The standard treatments for XLH are calcium and phosphate supplements, but the levels of these minerals must be carefully monitored to avoid serious side-effects. Carpenter says that the CORT grant will allow him and his colleagues to advance more precise and effective molecular therapies.

The three main lines of inquiry that comprise the CORT are being pursued with the support of a Research Core facility directed by Caren M. Gundberg, Ph.D., professor of orthopaedics and rehabilitation. Carpenter and Insogna will lead two clinical studies: one will determine what biochemical markers best predict the severity of XLH cases; a second will focus on the role of parathyroid hormone excess in the disease, and will apply a specific therapy to correct this complication of XLH. Marie B. Demay, M.D., associate professor of medicine at Massachusetts General Hospital in Boston, will lead a project exploring her recent finding that phosphate regulates cell death in cartilage cells.

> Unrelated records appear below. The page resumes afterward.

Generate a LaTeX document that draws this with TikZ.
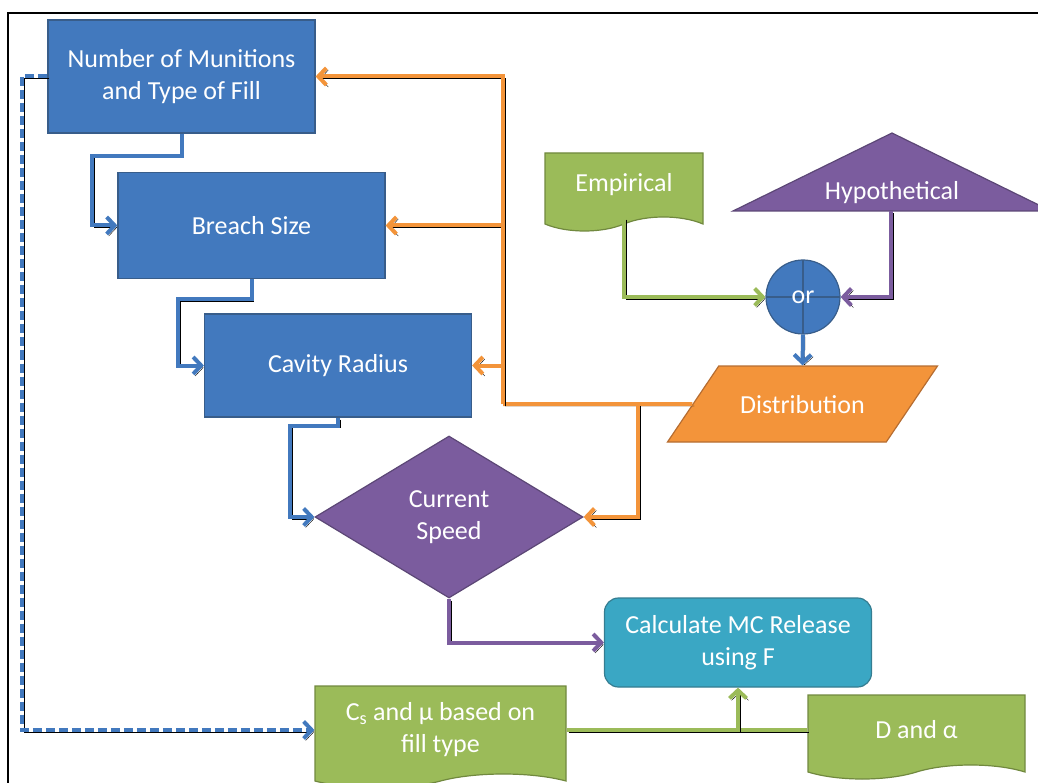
\documentclass[tikz,border=0pt]{standalone}
\usepackage{fontspec}
\setmainfont{Carlito}
\usepackage{tikz}
\usetikzlibrary{positioning, arrows.meta, shapes.geometric, shapes.symbols, calc}

\definecolor{boxblue}{RGB}{66,121,190}
\definecolor{edgeblue}{RGB}{56,93,138}
\definecolor{boxgreen}{RGB}{155,187,89}
\definecolor{edgegreen}{RGB}{113,137,63}
\definecolor{boxpurple}{RGB}{123,92,158}
\definecolor{edgepurple}{RGB}{92,71,118}
\definecolor{boxorange}{RGB}{243,148,58}
\definecolor{edgeorange}{RGB}{182,109,49}
\definecolor{boxteal}{RGB}{58,167,196}
\definecolor{edgeteal}{RGB}{53,125,145}

\begin{document}
\begin{tikzpicture}[
  x=1pt, y=-1pt,
  font=\fontsize{26}{32}\selectfont,
  box/.style={draw=edgeblue, fill=boxblue, line width=1.2pt, text=white, align=center, inner sep=0pt},
  stepbox/.style={box, minimum width=267pt},
  doc/.style={box, tape, tape bend top=none, tape bend bottom=in and out, tape bend height=14pt,
    draw=edgegreen, fill=boxgreen},
  link/.style={line width=4pt, -{Straight Barb[length=8pt,width=17pt]},
    preaction={draw=black, transform canvas={shift={(2pt,-2pt)}}}},
  plainlink/.style={link, -},
  bluelink/.style={link, draw=boxblue},
  orangelink/.style={link, draw=boxorange},
  greenlink/.style={link, draw=boxgreen},
  purplelink/.style={link, draw=boxpurple},
]
  \clip (0,0) rectangle (1038,783);
  \draw[line width=2pt] (8,13) rectangle (1070,810);

  \node[stepbox, minimum height=113pt] (num) at (181.5,76.5) {Number of Munitions\\and Type of Fill};
  \node[stepbox, minimum height=106pt] (breach) at (251.5,225.5) {Breach Size};
  \node[stepbox, minimum height=103pt] (cavity) at (338,365.5) {Cavity Radius};
  \node[box, diamond, aspect=1.65, minimum width=268pt, minimum height=162pt,
    draw=edgepurple, fill=boxpurple] (speed) at (449,517) {Current\\Speed};
  \node[box, rounded corners=14pt, minimum width=267pt, minimum height=89pt,
    draw=edgeteal, fill=boxteal] (calc) at (738,642.5) {Calculate MC Release\\using F};

  \node[doc, minimum width=158pt, minimum height=78pt] (emp) at (624,185) {Empirical};
  \draw[edgepurple, fill=boxpurple, line width=1.2pt] (733,211) -- (892,133) -- (1051,211) -- cycle;
  \node[text=white] (hyp) at (892,193) {Hypothetical};
  \coordinate (hypbase) at (891,211);
  \node[box, circle, minimum size=74pt,
    path picture={\draw[edgeblue, line width=1.2pt]
      (path picture bounding box.north) -- (path picture bounding box.south)
      (path picture bounding box.west) -- (path picture bounding box.east);}] (or) at (803,297) {or};
  \node[box, trapezium, trapezium left angle=56, trapezium right angle=124, trapezium stretches body=true,
    text height=19pt, text depth=0pt, inner ysep=28.5pt,
    minimum width=270pt, draw=edgeorange, fill=boxorange] (dist) at (802.5,404) {Distribution};

  \node[doc, minimum width=251pt, minimum height=102pt] (cs) at (440.5,730) {C\textsubscript{s} and µ based on\\fill type};
  \node[doc, minimum width=217pt, minimum height=84pt] (dal) at (916.5,730) {D and α};

  \coordinate (ojoin) at (503,404);
  \coordinate (odrop) at (638,404);

  \draw[bluelink] (num.south) -- ++(0,22) -| ([xshift=-25pt]breach.west) -- (breach.west);
  \draw[bluelink] (breach.south) -- ++(0,20) -| ([xshift=-26pt]cavity.west) -- (cavity.west);
  \draw[bluelink] (cavity.south) -- ++(0,8) -| ([xshift=-24pt]speed.west) -- (speed.west);
  \draw[purplelink] (speed.south) |- (calc.west);

  \draw[plainlink, draw=boxorange] (dist.west) -- (ojoin);
  \draw[orangelink] (ojoin) |- (num.east);
  \draw[orangelink] (ojoin) |- (breach.east);
  \draw[orangelink] (ojoin) |- (cavity.east);
  \draw[orangelink] (odrop) |- (speed.east);

  \draw[greenlink] (emp.south) |- (or.west);
  \draw[purplelink] (hypbase) |- (or.east);
  \draw[bluelink] (or.south) -- (dist.north);

  \draw[plainlink, draw=boxgreen] (cs.east) -- (dal.west);
  \draw[greenlink] (calc.south |- cs.east) -- (calc.south);
  \draw[bluelink, dash pattern=on 9pt off 4pt] (num.west) -- ++(-25,0) |- (cs.west);
\end{tikzpicture}
\end{document}
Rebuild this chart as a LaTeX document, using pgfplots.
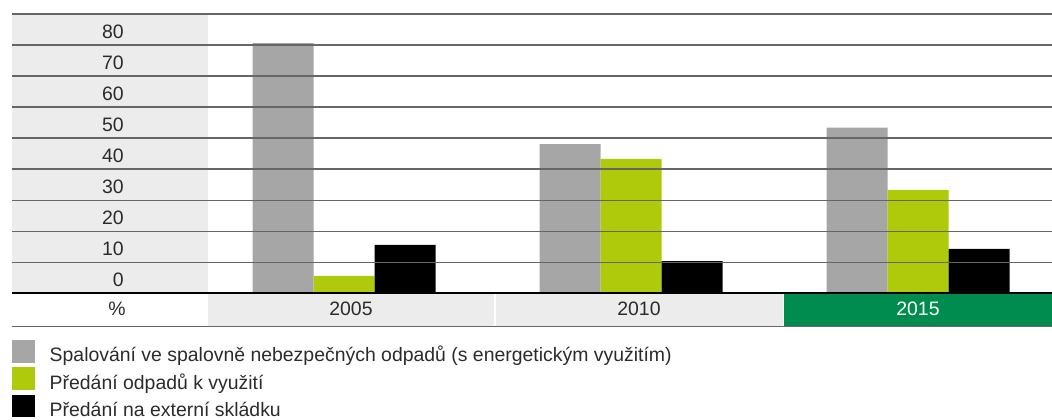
\documentclass[border=0pt]{standalone}
\usepackage{fontspec}
\setmainfont{Liberation Sans}
\usepackage{pgfplots}
\pgfplotsset{compat=1.18}
\definecolor{bargray}{HTML}{A6A6A6}
\definecolor{bargreen}{HTML}{AFCA0B}
\definecolor{cellgray}{HTML}{ECECEC}
\definecolor{cellgreen}{HTML}{008C4F}
\definecolor{gridgray}{HTML}{666666}
\definecolor{txt}{HTML}{2B2B2B}
\begin{document}
\begin{tikzpicture}[x=1bp,y=1bp]
\useasboundingbox (0,0) rectangle (1052,419);
\begin{axis}[
  at={(12bp,125.7bp)}, anchor=south west,
  scale only axis, width=1040bp, height=279.3bp,
  xmin=-1.1568, xmax=2.4669, ymin=0, ymax=90,
  clip=false, axis on top,
  axis line style={draw=none},
  major tick length=0pt,
  ybar=0pt, bar width=0.21254,
  font=\fontsize{19.5}{22}\selectfont,
  ytick={5,15,...,85}, yticklabels={0,10,20,30,40,50,60,70,80},
  yticklabel style={anchor=east, inner sep=0pt, xshift=112bp, yshift=-1.8bp, text=txt},
  xtick={-0.7909,0.02439,1.02787,2.0},
  xticklabels={\%,2005,2010,\textcolor{white}{2015}},
  xticklabel style={anchor=center, inner sep=0pt, yshift=-15.4bp, text=txt},
  legend cell align=left,
  legend style={at={(rel axis cs:0,0)}, anchor=north west, yshift=-46.7bp,
    draw=none, fill=none, inner sep=0pt, outer sep=0pt, row sep=1.6bp,
    nodes={inner sep=0pt, anchor=base west, text height=14bp, text depth=4bp, text=txt},
    /tikz/every odd column/.append style={column sep=15bp}},
]
% background cells
\fill[cellgray] (axis cs:-1.1568,0) rectangle (axis cs:-0.4739,90);
\fill[cellgray] (axis cs:-0.4739,-10.76) rectangle (axis cs:0.5237,0);
\fill[cellgray] (axis cs:0.5286,-10.76) rectangle (axis cs:1.5296,0);
\fill[cellgreen] (axis cs:1.5331,-10.76) rectangle (axis cs:2.4669,0);

\addplot[fill=bargray, draw=none,
  legend image code/.code={\fill[bargray] (0bp,-1bp) rectangle (22.7bp,21.7bp);}]
  coordinates {(0,80.6) (1,48.1) (2,53.4)};
\addplot[fill=bargreen, draw=none,
  legend image code/.code={\fill[bargreen] (0bp,-1bp) rectangle (22.7bp,21.7bp);}]
  coordinates {(0,5.6) (1,43.3) (2,33.3)};
\addplot[fill=black, draw=none,
  legend image code/.code={\fill[black] (0bp,-1bp) rectangle (22.7bp,21.7bp);}]
  coordinates {(0,15.6) (1,10.4) (2,14.3)};
\legend{Spalování ve spalovně nebezpečných odpadů (s energetickým využitím),
  Předání odpadů k využití, Předání na externí skládku}

% grid lines on top of bars
\pgfplotsinvokeforeach{10,20,...,90}{
  \draw[gridgray, line width=1.4bp] (axis cs:-1.1568,#1) -- (axis cs:2.4669,#1);
}
\draw[black, line width=2.2bp] (axis cs:-1.1568,0) -- (axis cs:2.4669,0);
\draw[gridgray, line width=1.1bp] (axis cs:-1.1568,-10.76) -- (axis cs:2.4669,-10.76);
\end{axis}
\end{tikzpicture}
\end{document}
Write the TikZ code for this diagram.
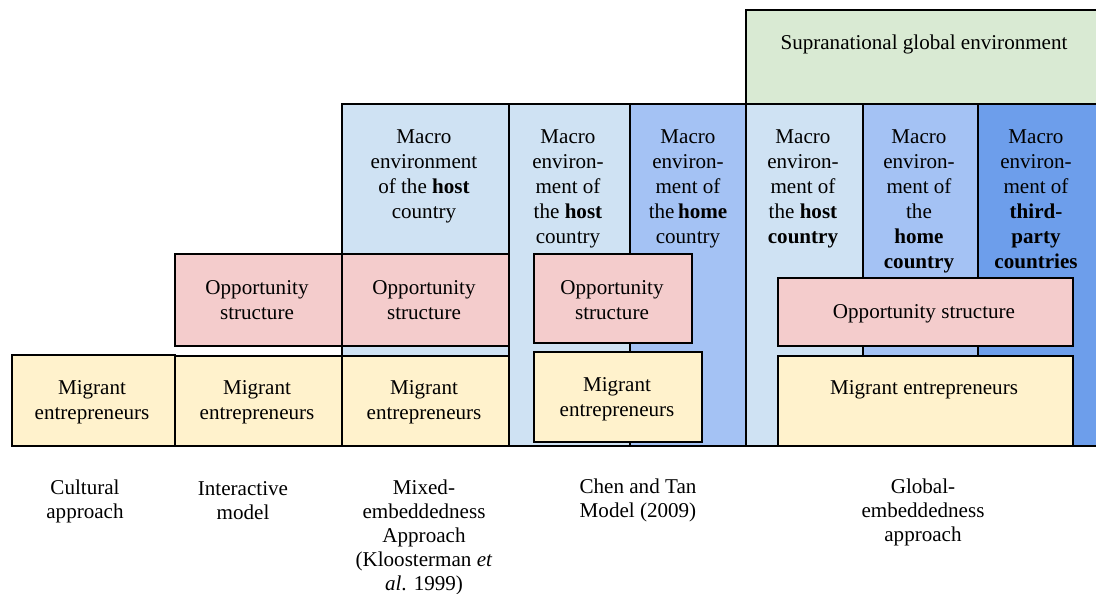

Finally, Joseph Schlessinger, Ph.D., the William H. Prusoff Professor and chair of Pharmacology (see related story, “Finding a New Chink in Cancer’s Armor”) will join Veraragavan P. Eswarakumar, Ph.D., newly appointed assistant professor of orthopaedics and rehabilitation, to identify and characterize the cell-surface receptor for FGF23. Based on the FGF23 studies, members of the YC-XLH will develop small molecules to inhibit activation of the receptor and test them in preclinical trials, and, if successful, Phase 1 clinical trials. In addition to the research projects, the YC-XLH has co-sponsored a Bone Seminar Series with the NIH-sponsored Yale Core Center for Musculoskeletal Disorders, and will soon be launching a pilot and feasibility program for further work in this related field.

To complement his work on XLH, Carpenter continues to study and treat nutritional rickets in inner-city New Haven children with the help of a 3-year, $844,000 grant he received in 2005 from the Gerber Foundation.

“The newly discovered mechanisms by which our bodies regulate phosphate are very exciting, and have broad implications in human biology,” says Carpenter. “We have learned so much from the patients who have contended with so many long-term consequences of XLH that it is only fitting that we may soon be able to apply these discoveries to new therapies that should significantly improve their quality of life.”